The online backlash he suffered at the beginning of this year has done little to frighten the translator or stop him from producing new publications.

"Li's four previous works all ranked No. 1 in sales. This strengthens our belief that his translations of world classics are the best," said Qu Hongbin, President of Guomai, at a book fair where Walden was debuted.

Since its publication, Walden has been regarded as a difficult book to read, meaning it must have also been hell to translate.

Written by American philosopher Henry David Thoreau (1817-62), Walden was listed alongside The Bible as one of "25 books that have shaped people's lives," a list produced by the U.S. Library of Congress in 1995. The work is known as combining a personal declaration of independence, social experiment, a journey of spiritual discovery, satire, and a manual for self-reliance.

In the eyes of many readers, being able to translate such a difficult work demonstrates a translator's profound knowledge. However, Li owes his success to online resources.
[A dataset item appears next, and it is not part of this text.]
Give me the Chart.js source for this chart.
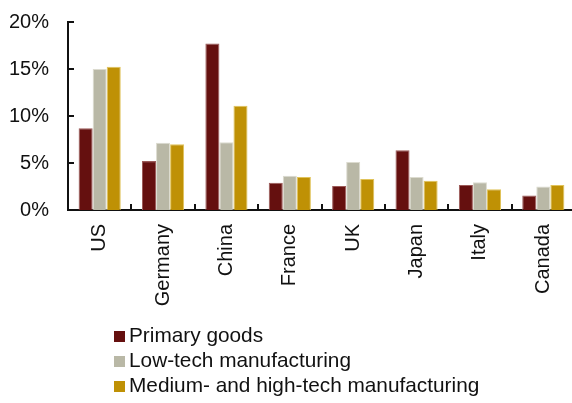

"We live in an information society. The Internet has greatly helped improve the process of literary translation," Li said.

As he sees it, mistakes and omissions must become fewer.

Li took the experience of famous Chinese translator Fu Lei (1908-66), who introduced a number of French classics to China, as an example. When the latter came across confusing passages during a translation, he wrote a letter to Paris, consulting the local expert directly. However, such correspondence took months, with resources still few and far between.